The search for explanations can sometimes seem like so much work that many computer scientists might be tempted to skip it, and take the AI’s results at face value. But at least some level of explainability is relatively simple — saliency maps, for instance, can now be generated quickly and inexpensively, Janizek says. By contrast, training and using a GAN is more complex and time-consuming. “You definitely have to have pretty good familiarity with deep-learning stuff, and a nice machine with some graphics processing units to get it to work,” Janizek says. A third method his group tried — altering a few hundred images manually with photo-editing software to identify whether a feature was important — was even more labour intensive.

Animated image in which a GAN is use dto add grass and trees to an image of houses

A type of neural network known as a generative adversarial network (GAN) can be used to produce new images, such as by adding grass and trees.Credit: David Bau

Saenko says many researchers in the machine-learning community have also tended to see a trade-off between explainability and accuracy.

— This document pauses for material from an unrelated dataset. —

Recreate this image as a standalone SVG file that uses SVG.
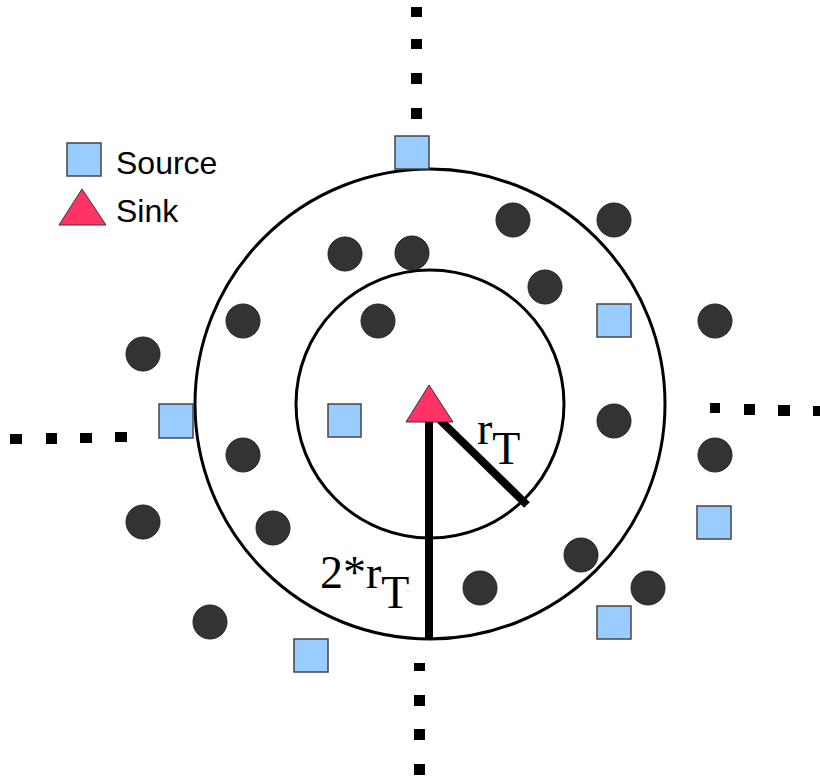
<svg xmlns="http://www.w3.org/2000/svg" width="820" height="780" viewBox="0 0 820 780">
<style>
.ring{fill:none;stroke:#000;stroke-width:3}
.src{fill:#99ccff;stroke:#444;stroke-width:1.5}
.node{fill:#333333;stroke:#222;stroke-width:1}
.sink{fill:#ff3366;stroke:#333;stroke-width:1}
.dot{fill:#000}
.lbl{font-family:"Liberation Sans",Arial,sans-serif;font-size:32px;fill:#000}
.math{font-family:"Liberation Serif","Times New Roman",serif;font-size:46px;fill:#000}
.rad{stroke:#000;stroke-width:8;fill:none}
</style>
<rect width="820" height="780" fill="#fff"/>
<g id="rings">
<circle class="ring" cx="430" cy="404" r="235"/>
<circle class="ring" cx="430" cy="404" r="134"/>
</g>
<g id="connectors">
<g id="dots-top">
<rect class="dot" x="411" y="7" width="11" height="10"/>
<rect class="dot" x="411" y="39" width="11" height="10"/>
<rect class="dot" x="411" y="73" width="11" height="11"/>
<rect class="dot" x="411" y="108" width="11" height="11"/>
</g>
<g id="dots-left">
<rect class="dot" x="10" y="434" width="12" height="10"/>
<rect class="dot" x="46" y="433" width="11" height="11"/>
<rect class="dot" x="80" y="433" width="12" height="10"/>
<rect class="dot" x="115" y="432" width="12" height="10"/>
</g>
<g id="dots-right">
<rect class="dot" x="710" y="403" width="10" height="10"/>
<rect class="dot" x="744" y="404" width="11" height="11"/>
<rect class="dot" x="778" y="405" width="12" height="11"/>
<rect class="dot" x="813" y="406" width="10" height="10"/>
</g>
<g id="dots-bottom">
<rect class="dot" x="414" y="663" width="11" height="8"/>
<rect class="dot" x="414" y="695" width="11" height="11"/>
<rect class="dot" x="414" y="729" width="11" height="11"/>
<rect class="dot" x="414" y="764" width="11" height="11"/>
</g>
<line id="radius-2rT" class="rad" x1="429" y1="420" x2="429" y2="638"/>
<line id="radius-rT" class="rad" x1="440" y1="420" x2="527" y2="505"/>
</g>
<g id="sources">
<rect id="src1" class="src" x="395" y="136" width="34" height="33"/>
<rect id="src2" class="src" x="159" y="404" width="34" height="34"/>
<rect id="src3" class="src" x="328" y="404" width="33" height="33"/>
<rect id="src4" class="src" x="597" y="304" width="34" height="33"/>
<rect id="src5" class="src" x="697" y="506" width="34" height="33"/>
<rect id="src6" class="src" x="597" y="606" width="34" height="33"/>
<rect id="src7" class="src" x="294" y="639" width="34" height="33"/>
</g>
<g id="nodes">
<circle id="n1" class="node" cx="513" cy="220" r="17"/>
<circle id="n2" class="node" cx="614" cy="220" r="17"/>
<circle id="n3" class="node" cx="345" cy="254" r="17"/>
<circle id="n4" class="node" cx="412" cy="253" r="17"/>
<circle id="n5" class="node" cx="545" cy="287" r="17"/>
<circle id="n6" class="node" cx="243" cy="321" r="17"/>
<circle id="n7" class="node" cx="378" cy="321" r="17"/>
<circle id="n8" class="node" cx="715" cy="321" r="17"/>
<circle id="n9" class="node" cx="143" cy="354" r="17"/>
<circle id="n10" class="node" cx="614" cy="421" r="17"/>
<circle id="n11" class="node" cx="243" cy="455" r="17"/>
<circle id="n12" class="node" cx="715" cy="455" r="17"/>
<circle id="n13" class="node" cx="143" cy="522" r="17"/>
<circle id="n14" class="node" cx="273" cy="528" r="17"/>
<circle id="n15" class="node" cx="581" cy="555" r="17"/>
<circle id="n16" class="node" cx="480" cy="588" r="17"/>
<circle id="n17" class="node" cx="648" cy="588" r="17"/>
<circle id="n18" class="node" cx="210" cy="622" r="17"/>
</g>
<g id="sink">
<polygon class="sink" points="429,385 406,422 453,422"/>
</g>
<g id="label-rT">
<text class="math" x="477" y="444">r<tspan dy="20">T</tspan></text>
</g>
<g id="label-2rT">
<text class="math" x="320" y="588">2*r<tspan dy="20">T</tspan></text>
</g>
<g id="legend">
<rect class="src" x="67" y="143" width="34" height="33"/>
<text class="lbl" x="116" y="174">Source</text>
<polygon class="sink" points="82,189 59,225 106,225"/>
<text class="lbl" x="116" y="222">Sink</text>
</g>
</svg>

They think that the level of detail and the number of calculations that make neural networks more accurate than smaller decision trees also put them out of reach of all human comprehension. But some are questioning whether that trade-off is real, Janizek says. “It could end up being the case that a more interpretable model is a more useful model and a more accurate model.”

It’s also beginning to look as if some of the patterns that neural networks can pick out that are imperceptible to people might not be as important as computer scientists once thought, he adds. “How often are they something that’s truly predictive in a way that’s going to generalize across environments? And how often are they some weird kind of source-specific noise?”

However big or small the challenge of explainability might be, a good explanation is not always going to be enough to convince users to rely on a system, Ravikumar says. Knowing why an AI assistant, such as Amazon’s Alexa, answered a question in a certain way might not foster trust among users as much as, say, laws that prohibit the misuse of recordings of private conversations. Perhaps physicians will need clinical evidence that a computer’s diagnoses have proved right over time, and a verified biological reason why the factors the computer is looking at should be relevant. And policymakers might require that some protections regarding the use of such systems be written into law. “These are broader questions that I think the community hasn’t really thought too deeply about,” Ravikumar says.

However, in the area of explanations, AI researchers have been making strides. Although there might still be specifics to be worked out to cover the variety of machine-learning models in use, the problem will be cracked, probably in a year or two, says Torralba. People, he says, “always talk about this black box, and we don’t think that neural networks are black boxes. If they are working really well, then if you look inside, what they do makes sense.”